La Declaración de Derechos de los Pueblos Indígenas contempla de forma explícita este derecho. Por ejemplo, su artículo 21 reza que “los pueblos indígenas tienen derecho, sin discriminación, al mejoramiento de sus condiciones económicas y sociales” y entre otras esferas, en “la salud y la seguridad social” y su artículo 24.2 que “las personas indígenas también tienen derecho de acceso, sin discriminación alguna, a todos los servicios sociales y de salud”.
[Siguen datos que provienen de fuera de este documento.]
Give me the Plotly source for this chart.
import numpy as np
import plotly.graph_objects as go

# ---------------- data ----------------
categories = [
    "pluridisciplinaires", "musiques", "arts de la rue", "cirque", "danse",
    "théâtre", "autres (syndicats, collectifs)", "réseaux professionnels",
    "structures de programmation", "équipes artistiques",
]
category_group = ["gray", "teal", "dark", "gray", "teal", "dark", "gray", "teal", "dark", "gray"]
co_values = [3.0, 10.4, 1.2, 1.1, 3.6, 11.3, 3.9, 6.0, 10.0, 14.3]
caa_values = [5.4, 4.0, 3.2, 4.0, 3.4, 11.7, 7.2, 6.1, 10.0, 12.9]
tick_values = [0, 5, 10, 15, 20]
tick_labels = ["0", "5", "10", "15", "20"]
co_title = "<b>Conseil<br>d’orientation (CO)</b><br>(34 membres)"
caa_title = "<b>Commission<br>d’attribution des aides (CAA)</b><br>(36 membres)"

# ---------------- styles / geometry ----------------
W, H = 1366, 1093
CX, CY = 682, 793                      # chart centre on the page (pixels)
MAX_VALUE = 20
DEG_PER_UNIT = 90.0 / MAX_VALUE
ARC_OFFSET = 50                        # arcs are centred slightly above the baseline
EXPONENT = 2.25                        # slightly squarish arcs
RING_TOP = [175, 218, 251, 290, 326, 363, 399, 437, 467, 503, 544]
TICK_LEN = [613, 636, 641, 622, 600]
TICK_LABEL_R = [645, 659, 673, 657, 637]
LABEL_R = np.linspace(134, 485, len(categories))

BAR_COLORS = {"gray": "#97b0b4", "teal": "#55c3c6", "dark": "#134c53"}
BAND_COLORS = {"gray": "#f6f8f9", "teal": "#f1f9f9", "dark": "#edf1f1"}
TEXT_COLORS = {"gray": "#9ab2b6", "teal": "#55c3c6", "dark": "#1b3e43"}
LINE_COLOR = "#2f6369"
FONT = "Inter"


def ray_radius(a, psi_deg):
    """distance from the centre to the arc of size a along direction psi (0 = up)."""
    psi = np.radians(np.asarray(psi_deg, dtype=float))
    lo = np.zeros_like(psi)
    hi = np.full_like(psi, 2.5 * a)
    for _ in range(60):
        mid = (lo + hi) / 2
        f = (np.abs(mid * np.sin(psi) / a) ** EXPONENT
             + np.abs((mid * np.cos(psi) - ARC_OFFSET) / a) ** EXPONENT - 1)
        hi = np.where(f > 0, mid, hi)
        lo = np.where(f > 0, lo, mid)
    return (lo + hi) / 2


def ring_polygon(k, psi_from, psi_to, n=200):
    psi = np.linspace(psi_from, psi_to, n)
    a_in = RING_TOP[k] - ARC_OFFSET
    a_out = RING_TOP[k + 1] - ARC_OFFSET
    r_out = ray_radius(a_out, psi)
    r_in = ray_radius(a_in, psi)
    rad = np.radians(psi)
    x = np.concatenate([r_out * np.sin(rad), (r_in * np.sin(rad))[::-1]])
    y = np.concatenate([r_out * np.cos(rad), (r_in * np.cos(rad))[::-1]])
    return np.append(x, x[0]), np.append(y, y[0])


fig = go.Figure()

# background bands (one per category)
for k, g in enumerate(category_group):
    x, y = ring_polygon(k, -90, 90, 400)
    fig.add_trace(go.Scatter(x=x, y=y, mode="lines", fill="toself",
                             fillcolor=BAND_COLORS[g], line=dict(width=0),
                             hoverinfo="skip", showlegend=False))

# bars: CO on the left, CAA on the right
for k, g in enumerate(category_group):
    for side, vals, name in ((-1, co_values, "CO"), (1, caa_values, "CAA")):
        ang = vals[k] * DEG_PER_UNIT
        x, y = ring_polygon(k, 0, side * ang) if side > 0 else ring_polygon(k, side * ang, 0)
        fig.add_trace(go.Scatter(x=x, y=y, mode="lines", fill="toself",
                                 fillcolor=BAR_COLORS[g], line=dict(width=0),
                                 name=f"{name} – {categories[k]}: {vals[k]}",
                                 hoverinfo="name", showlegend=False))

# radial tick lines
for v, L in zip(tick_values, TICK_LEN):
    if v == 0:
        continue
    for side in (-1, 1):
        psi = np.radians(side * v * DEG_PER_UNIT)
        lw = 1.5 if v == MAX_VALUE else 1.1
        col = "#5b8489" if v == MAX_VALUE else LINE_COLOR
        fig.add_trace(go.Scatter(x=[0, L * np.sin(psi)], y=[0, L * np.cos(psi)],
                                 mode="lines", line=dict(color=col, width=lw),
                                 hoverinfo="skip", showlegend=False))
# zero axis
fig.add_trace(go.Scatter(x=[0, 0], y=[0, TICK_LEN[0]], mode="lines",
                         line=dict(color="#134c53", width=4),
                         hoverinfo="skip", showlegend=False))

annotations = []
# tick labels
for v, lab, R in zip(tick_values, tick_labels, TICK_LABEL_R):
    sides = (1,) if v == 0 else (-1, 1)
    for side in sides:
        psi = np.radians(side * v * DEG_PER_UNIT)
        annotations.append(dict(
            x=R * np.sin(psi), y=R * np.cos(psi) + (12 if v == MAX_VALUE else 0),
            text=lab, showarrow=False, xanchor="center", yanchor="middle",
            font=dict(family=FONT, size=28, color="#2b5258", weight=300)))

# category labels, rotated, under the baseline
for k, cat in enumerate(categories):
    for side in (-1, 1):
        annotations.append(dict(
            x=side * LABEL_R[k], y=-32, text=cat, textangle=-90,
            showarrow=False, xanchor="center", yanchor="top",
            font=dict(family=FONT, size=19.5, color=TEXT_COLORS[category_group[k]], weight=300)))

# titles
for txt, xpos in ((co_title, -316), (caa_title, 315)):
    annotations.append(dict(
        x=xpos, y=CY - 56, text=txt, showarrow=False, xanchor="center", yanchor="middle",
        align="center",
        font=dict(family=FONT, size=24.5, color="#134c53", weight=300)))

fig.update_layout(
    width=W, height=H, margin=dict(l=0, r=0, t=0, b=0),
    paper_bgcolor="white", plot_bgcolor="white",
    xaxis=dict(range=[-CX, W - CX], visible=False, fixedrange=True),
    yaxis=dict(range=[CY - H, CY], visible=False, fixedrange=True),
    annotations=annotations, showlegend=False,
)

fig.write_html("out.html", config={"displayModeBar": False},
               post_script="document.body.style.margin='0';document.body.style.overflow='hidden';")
Este derecho les pertenece, no solamente como población indígena, sino también como es evidente, por ser ciudadanos brasileños. La Constitución de 1988 de la República Federal de Brasil establece la salud como un derecho social en su artículo 196: “la salud es un derecho de todos y un deber del Estado, garantizado mediante políticas sociales y económicas que tiendan a la reducción del riesgo de enfermedad y de otros riesgos y al acceso universal e igualitario a las acciones y servicios para su promoción, protección y recuperación”.

Este es un derecho de todos los brasileños, hoy más que nunca, ya que el virus no distingue de clase social, aunque afecta de forma más beligerante a los que tienen menos medios, más allá de los indígenas: los indigentes y “craqueros” que deambulan por las calles de São Paulo, los habitantes de las favelas, familias hacinadas a la espera de recibir agua potable e insumos que el Estado no facilita.
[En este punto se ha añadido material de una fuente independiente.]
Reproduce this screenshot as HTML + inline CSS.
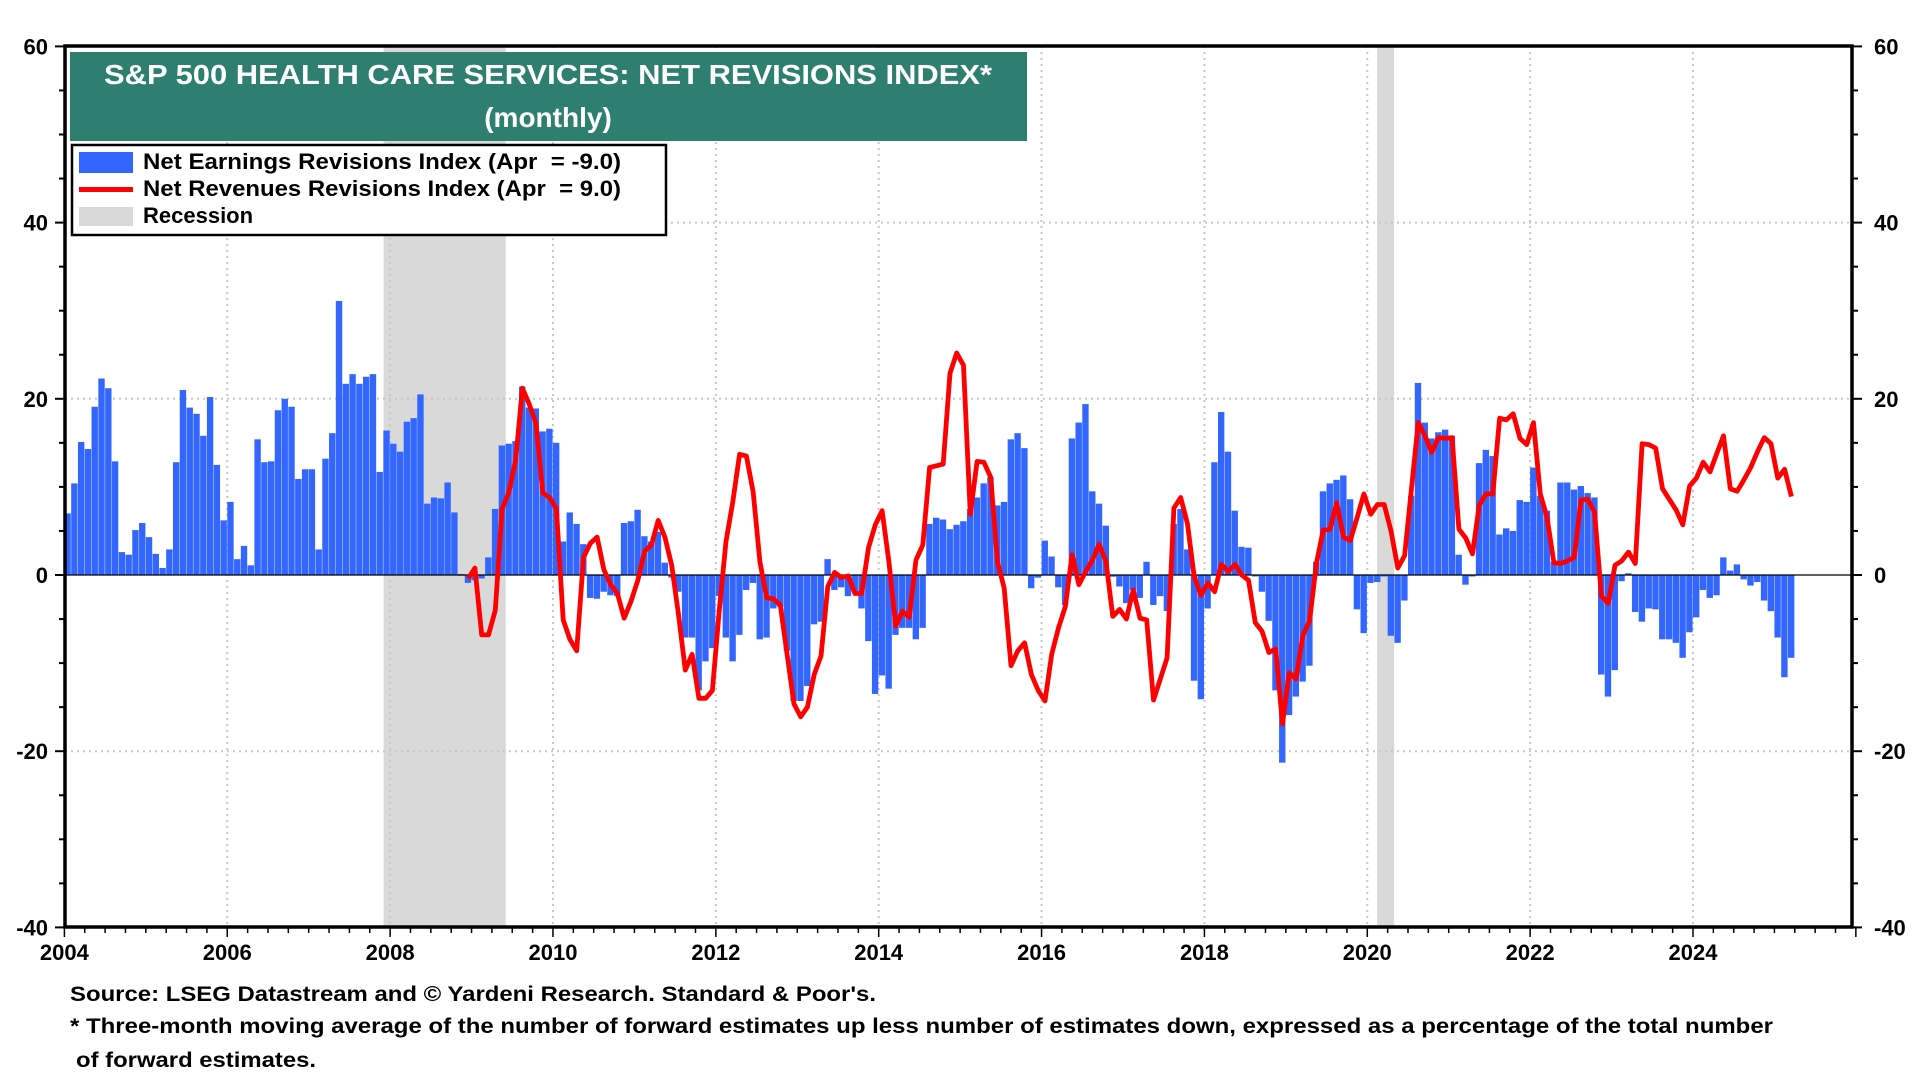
<!DOCTYPE html>
<html><head><meta charset="utf-8"><style>
body{margin:0;background:#fff;}
svg{display:block;font-family:"Liberation Sans",Arial,sans-serif;font-weight:bold;}
</style></head><body>
<svg id="chart" width="1920" height="1080" viewBox="0 0 1920 1080" xmlns="http://www.w3.org/2000/svg">
<g id="recessions"></g>
<g id="grid"></g>
<g id="bars"></g>
<line x1="65" x2="1852" y1="575" y2="575" stroke="#000" stroke-width="1.2"/>
<polyline id="redline" fill="none" stroke="#ff0000" stroke-width="4.8" stroke-linejoin="round"/>
<rect x="65" y="46" width="1787" height="881" fill="none" stroke="#000" stroke-width="3.5"/>
<g id="axes"></g>
<g>
<rect x="70" y="52" width="957" height="89" fill="#2f7f71"/>
<text x="548" y="84" fill="#fff" font-size="28" text-anchor="middle" textLength="888" lengthAdjust="spacingAndGlyphs">S&amp;P 500 HEALTH CARE SERVICES: NET REVISIONS INDEX*</text>
<text x="548" y="127" fill="#fff" font-size="28" text-anchor="middle">(monthly)</text>
</g>
<g>
<rect x="72" y="145" width="594" height="90" fill="#fff" stroke="#000" stroke-width="2.5"/>
<rect x="79" y="152" width="54" height="21" fill="#3366ff"/>
<text x="143" y="169" font-size="22" xml:space="preserve" style="white-space:pre" textLength="478" lengthAdjust="spacingAndGlyphs">Net Earnings Revisions Index (Apr  = -9.0)</text>
<rect x="79" y="187" width="54" height="5" fill="#ff0000"/>
<text x="143" y="196" font-size="22" xml:space="preserve" style="white-space:pre" textLength="478" lengthAdjust="spacingAndGlyphs">Net Revenues Revisions Index (Apr  = 9.0)</text>
<rect x="79" y="207" width="54" height="19" fill="#d9d9d9"/>
<text x="143" y="223" font-size="22">Recession</text>
</g>
<g font-size="21">
<text x="70" y="1001" textLength="806" lengthAdjust="spacingAndGlyphs">Source: LSEG Datastream and © Yardeni Research. Standard &amp; Poor's.</text>
<text x="70" y="1033" textLength="1703" lengthAdjust="spacingAndGlyphs">* Three-month moving average of the number of forward estimates up less number of estimates down, expressed as a percentage of the total number</text>
<text x="76" y="1067" textLength="240" lengthAdjust="spacingAndGlyphs">of forward estimates.</text>
</g>
</svg>
<script>
const earnings = [7.0,10.4,15.1,14.3,19.1,22.3,21.2,12.9,2.6,2.3,
5.1,5.9,4.3,2.4,0.8,2.9,12.8,21.0,19.0,18.3,
15.8,20.2,12.5,6.2,8.3,1.8,3.3,1.1,15.4,12.8,
12.9,18.7,20.0,19.1,10.9,12.0,12.0,2.9,13.2,16.1,
31.1,21.7,22.8,21.7,22.5,22.8,11.7,16.4,14.9,14.0,
17.4,17.8,20.5,8.1,8.8,8.7,10.5,7.1,0.1,-0.9,
-0.6,-0.4,2.0,7.5,
14.7,14.9,15.2,21.4,19.0,18.9,16.3,16.6,15.0,3.8,
7.1,5.8,3.5,-2.6,-2.7,-1.9,-2.3,-2.4,5.9,6.1,
7.4,4.4,3.8,4.9,1.4,-0.3,-1.9,-7.1,-7.1,-13.1,
-9.8,-8.3,-2.4,-7.1,-9.8,-6.8,-1.7,-0.9,-7.3,-7.1,
-3.8,-3.6,-8.6,-14.3,-14.3,-12.6,-5.6,-5.3,1.8,-1.7,
-1.4,-2.4,-1.9,-3.8,-7.5,-13.5,-11.4,-12.9,-6.8,-6.0,
-6.0,-7.3,-6.0,5.8,6.5,6.3,5.2,5.7,
6.1,7.5,8.8,10.4,11.1,7.9,8.3,15.4,16.1,14.4,
-1.5,-0.3,3.9,2.1,-1.4,-3.4,15.5,17.3,19.4,9.5,
8.1,5.6,-0.2,-1.3,-3.2,-1.7,-2.6,1.5,-3.4,-2.4,
-4.1,5.8,7.5,2.9,-12.0,-14.1,-3.8,12.8,18.5,14.0,
7.3,3.2,3.1,-0.1,-1.9,-5.2,-13.1,-21.3,-15.9,-13.8,
-12.1,-10.3,1.5,9.5,10.4,10.8,11.3,8.6,-3.9,-6.6,
-0.9,-0.8,0,-6.9,-7.7,
-2.9,9.0,21.8,17.3,15.5,16.2,16.5,15.8,2.3,-1.1,
0,12.7,14.2,13.5,4.6,5.3,5.0,8.5,8.3,12.2,
9.0,7.3,1.5,10.5,10.5,9.7,10.1,9.3,8.8,-11.3,
-13.8,-10.8,-0.7,0.2,-4.2,-5.3,-3.8,-3.9,-7.3,-7.3,
-7.7,-9.4,-6.5,-4.8,-1.7,-2.6,-2.3,2.0,0.5,1.2,
-0.5,-1.2,-0.8,-2.9,-4.1,-7.1,-11.6,-9.4];
const revenuesStart = 59;
const revenues = [-0.4,0.8,-6.8,-6.8,-4.0,7.5,9.4,13.1,21.2,19.4,
17.2,9.3,8.8,7.5,-5.1,-7.3,-8.6,2.0,3.6,4.3,
0.6,-1.1,-2.1,-4.9,-3.0,-0.6,2.7,3.4,6.2,4.3,
1.1,-4.5,-10.8,-9.0,-14.0,-14.0,-13.1,-4.1,3.8,8.3,
13.7,13.5,9.4,1.5,-2.6,-2.7,-3.4,-9.0,-14.6,-16.1,
-15.0,-11.3,-9.2,-1.3,0.3,-0.3,-0.1,-2.1,-2.1,3.1,
5.7,7.3,1.5,-5.8,-4.1,-4.8,1.7,3.4,12.2,12.4,
12.6,22.9,25.2,23.8,6.9,12.9,12.8,11.1,1.5,-1.5,
-10.3,-8.6,-7.7,-11.3,-13.1,-14.3,-9.0,-6.0,-3.6,2.3,
-1.1,0.4,1.7,3.5,1.5,-4.7,-3.9,-5.0,-1.7,-4.9,
-5.1,-14.2,-11.8,-9.4,7.6,8.8,5.8,-0.2,-2.3,-0.9,
-1.9,1.2,0.4,1.2,0,-0.6,-5.4,-6.4,-8.8,-8.4,
-16.9,-11.1,-11.8,-6.9,-5.2,1.3,5.1,5.2,8.2,4.3,
3.9,6.5,9.2,6.9,8.0,8.0,5.0,0.8,2.2,9.7,
17.3,15.8,13.9,15.6,15.5,15.6,5.2,4.2,2.4,7.9,
9.2,9.2,17.8,17.6,18.3,15.5,14.8,17.3,9.2,6.5,
1.4,1.3,1.6,2.0,8.5,8.6,7.1,-2.4,-3.2,1.1,
1.6,2.6,1.3,14.9,14.8,14.4,9.8,8.6,7.4,5.7,
10.1,11.0,12.8,11.7,13.8,15.8,9.8,9.5,10.8,12.2,
14.0,15.6,14.9,11.0,12.0,8.9];
const recessionStarts = [2007.92, 2020.12];
const recessionEnds = [2009.42, 2020.33];
const yTicks = [60,40,20,0,-20,-40];
const xTickYears = [2004,2006,2008,2010,2012,2014,2016,2018,2020,2022,2024];

const NS = "http://www.w3.org/2000/svg";
const X0 = 64.4, PXY = 81.43, Y0 = 575, PXU = 8.81;
const TOP = 46, BOT = 927;
function xT(t){ return X0 + (t-2004)*PXY; }
function yV(v){ return Y0 - v*PXU; }
function xM(k){ return xT(2004 + (k+0.5)/12); }
function mk(tag, attrs, parent){ const e=document.createElementNS(NS,tag); for(const k in attrs) e.setAttribute(k,attrs[k]); parent.appendChild(e); return e; }

const rec = document.getElementById('recessions');
recessionStarts.forEach((s,i)=>{
  const r = mk('rect',{x:xT(s),y:TOP,width:xT(recessionEnds[i])-xT(s),height:BOT-TOP,fill:'#d9d9d9'},rec);
  
  
});
const grid = document.getElementById('grid');
yTicks.forEach(v=>{
  if(v===60||v===-40||v===0) return;
  const l = mk('line',{x1:65,x2:1852,y1:yV(v),y2:yV(v),stroke:'#c8c8c8','stroke-width':2,'stroke-dasharray':'2 4'},grid);
  
  
});
xTickYears.forEach(y=>{
  if(y===2004) return;
  const l = mk('line',{x1:xT(y),x2:xT(y),y1:TOP,y2:BOT,stroke:'#c8c8c8','stroke-width':2,'stroke-dasharray':'2 4'},grid);
  
  
});
const bars = document.getElementById('bars');
const bw = PXY/12;
earnings.forEach((v,k)=>{
  const y = Math.min(yV(v),Y0), h = Math.max(Math.abs(yV(v)-Y0),1.5);
  const r = mk('rect',{x:xM(k)-bw/2,y:y,width:bw-0.4,height:h,fill:'#3366ff'},bars);
  
  
});
document.getElementById('redline').setAttribute('points', revenues.map((v,i)=>xM(i+revenuesStart).toFixed(1)+','+yV(v).toFixed(1)).join(' '));

const axes = document.getElementById('axes');
for(let v=-40; v<=60; v+=5){
  const big = v%20===0;
  const l1 = mk('line',{x1:65-(big?10:6),x2:65,y1:yV(v),y2:yV(v),stroke:'#000','stroke-width':2},axes);
  
  
  const l2 = mk('line',{x1:1852,x2:1852+(big?10:6),y1:yV(v),y2:yV(v),stroke:'#000','stroke-width':2},axes);
  
  
}
yTicks.forEach(v=>{
  const t1 = mk('text',{x:48,y:yV(v)+8,'font-size':22,'text-anchor':'end'},axes);
  t1.textContent = v;
  
  
  const t2 = mk('text',{x:1874,y:yV(v)+8,'font-size':22},axes);
  t2.textContent = v;
  
  
});
for(let q=0; q<=88; q++){
  const t = 2004+q/4;
  const big = q%8===0;
  const l = mk('line',{x1:xT(t),x2:xT(t),y1:BOT,y2:BOT+(big?10:6),stroke:'#000','stroke-width':1.5},axes);
  
  
}
xTickYears.forEach(y=>{
  const t = mk('text',{x:xT(y),y:960,'font-size':22,'text-anchor':'middle'},axes);
  t.textContent = y;
  
  
});
</script>
</body></html>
Sin embargo, durante la crisis de la Covid-19, el Jefe de Estado ha desafiado las recomendaciones de la OMS y de los expertos nacionales en materia de salud. Frente a esto, los 27 Estados brasileños han diseñado sus propias medidas contra la pandemia, con las redes sanitarias al borde del colapso y sin apoyo de gobierno federal para lograr una mayor coordinación entre Estados.
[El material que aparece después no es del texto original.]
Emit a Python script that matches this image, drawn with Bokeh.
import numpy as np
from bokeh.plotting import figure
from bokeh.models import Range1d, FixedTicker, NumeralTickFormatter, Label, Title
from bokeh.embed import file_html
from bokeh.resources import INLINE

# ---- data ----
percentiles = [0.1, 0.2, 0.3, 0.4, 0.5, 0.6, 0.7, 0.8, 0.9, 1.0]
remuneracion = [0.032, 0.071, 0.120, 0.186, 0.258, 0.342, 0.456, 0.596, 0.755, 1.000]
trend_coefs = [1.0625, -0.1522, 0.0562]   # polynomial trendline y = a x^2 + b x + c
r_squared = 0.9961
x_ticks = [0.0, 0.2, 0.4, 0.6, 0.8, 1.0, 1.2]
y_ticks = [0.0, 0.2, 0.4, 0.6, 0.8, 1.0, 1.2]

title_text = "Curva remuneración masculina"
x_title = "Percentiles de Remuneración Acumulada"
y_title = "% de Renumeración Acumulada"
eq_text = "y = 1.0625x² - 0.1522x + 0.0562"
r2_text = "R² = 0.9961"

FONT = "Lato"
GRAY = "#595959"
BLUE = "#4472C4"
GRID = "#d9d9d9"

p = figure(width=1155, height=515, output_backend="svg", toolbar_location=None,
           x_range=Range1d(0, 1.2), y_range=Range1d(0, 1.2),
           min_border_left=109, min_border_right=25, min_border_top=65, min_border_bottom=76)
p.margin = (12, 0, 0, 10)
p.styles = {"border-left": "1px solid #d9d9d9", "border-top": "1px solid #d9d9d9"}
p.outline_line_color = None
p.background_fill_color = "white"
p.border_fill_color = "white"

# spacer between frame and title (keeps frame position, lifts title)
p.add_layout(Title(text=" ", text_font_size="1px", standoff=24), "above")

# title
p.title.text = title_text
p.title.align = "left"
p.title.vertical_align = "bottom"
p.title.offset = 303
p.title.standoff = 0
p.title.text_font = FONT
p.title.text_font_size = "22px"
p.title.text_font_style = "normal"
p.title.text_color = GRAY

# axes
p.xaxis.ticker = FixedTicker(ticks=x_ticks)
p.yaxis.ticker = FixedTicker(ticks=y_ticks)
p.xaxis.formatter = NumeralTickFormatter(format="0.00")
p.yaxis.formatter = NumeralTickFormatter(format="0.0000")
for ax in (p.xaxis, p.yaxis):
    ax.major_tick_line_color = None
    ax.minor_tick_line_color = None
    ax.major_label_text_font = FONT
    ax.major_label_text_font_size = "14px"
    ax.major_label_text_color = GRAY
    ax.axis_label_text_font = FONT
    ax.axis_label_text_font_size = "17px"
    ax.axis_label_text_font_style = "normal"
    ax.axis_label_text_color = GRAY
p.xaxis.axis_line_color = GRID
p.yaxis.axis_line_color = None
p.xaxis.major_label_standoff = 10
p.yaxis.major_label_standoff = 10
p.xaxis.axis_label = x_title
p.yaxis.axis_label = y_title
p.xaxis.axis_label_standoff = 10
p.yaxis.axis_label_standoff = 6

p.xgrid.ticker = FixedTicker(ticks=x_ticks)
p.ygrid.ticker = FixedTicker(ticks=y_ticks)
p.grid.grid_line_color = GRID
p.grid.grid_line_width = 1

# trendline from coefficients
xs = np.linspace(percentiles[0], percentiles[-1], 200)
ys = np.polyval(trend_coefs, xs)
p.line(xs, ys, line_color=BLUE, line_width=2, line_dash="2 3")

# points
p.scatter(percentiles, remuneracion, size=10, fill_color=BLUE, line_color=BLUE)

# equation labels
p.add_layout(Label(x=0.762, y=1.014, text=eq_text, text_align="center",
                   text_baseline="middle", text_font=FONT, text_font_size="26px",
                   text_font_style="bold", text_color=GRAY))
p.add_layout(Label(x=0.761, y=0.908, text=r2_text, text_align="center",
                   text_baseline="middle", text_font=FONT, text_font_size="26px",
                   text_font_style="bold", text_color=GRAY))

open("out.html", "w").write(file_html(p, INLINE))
Así, los datos hasta la fecha son desoladores y lo son especialmente en los Estados más poblados y en el Estado con más población indígena del país: Amazonas. En efecto, el Amazonas es uno de los Estados con mayor tasa de incidencia de la Covid-19, llegando a cuadruplicar la media nacional. Según el Grupo de defensa de la articulación de los pueblos indígenas de Brasil (APIB), la tasa de mortalidad en las comunidades indígenas es el doble que en el resto del país. Esto se explica, entre otros, porque los pueblos indígenas están más alejados de los hospitales y tienen infraestructuras básicas muy escasas. Además, según datos de la Articulación de Pueblos Indígenas de Brasil (APIB), la posibilidad de que un indígena muera por los síntomas es del 25%, mientras que, en el Brasil en su conjunto, este porcentaje es actualmente de alrededor del 7%. 

Ante la actual situación, se presentan nuevas denuncias ante la CPI a inicios del pasado mes de abril de 2020. En esta ocasión, la Asociación Brasileña de Juristas por la Democracia denunció al presidente de Brasil por crímenes contra la Humanidad, por poner “la vida de la población en riesgo, perpetra crímenes que exigen la actuación de la Corte Penal Internacional para proteger a la vida de miles de personas”.

La asociación considera que Bolsonaro ha violado varias leyes sobre epidemias y medidas sanitarias preventivas, e incluso otras normas aprobadas en los últimos días por su propio Gobierno, al incumplir las medidas de aislamiento y cuarentena. De la misma forma, la resistencia a someterse a exámenes médicos, pruebas de laboratorio y tratamientos específicos podrían dar pie a calificar estos comportamientos como delictivos, en base a los artículos 268 y 330 del Código Penal. Hay que señalar que esta última denuncia se interpuso cuando Brasil reportaba alrededor de 8.000 contagios y menos de 300 muertes. Hoy numerosos expertos consideran que Brasil ha perdido el control de la pandemia. Se ha convertido en el cuarto país con más muertos por coronavirus, superando los 500.000 contagios y los 31.000 fallecidos, es hoy el epicentro del virus en América Latina.

Deberemos de esperar la instrucción de la Fiscal de la CPI, Fatou Bensouda, para averiguar si el actual Presidente de Brasil será condenado por crímenes contra la Humanidad, contra los ciudadanos del país que gobierna y que en su mayoría le votaron, y por el temido “genocidio indígena”, según palabras de Arthur Virgílio Neto, Alcalde de Manaos, ante la falta de actuación del gobierno de la nación.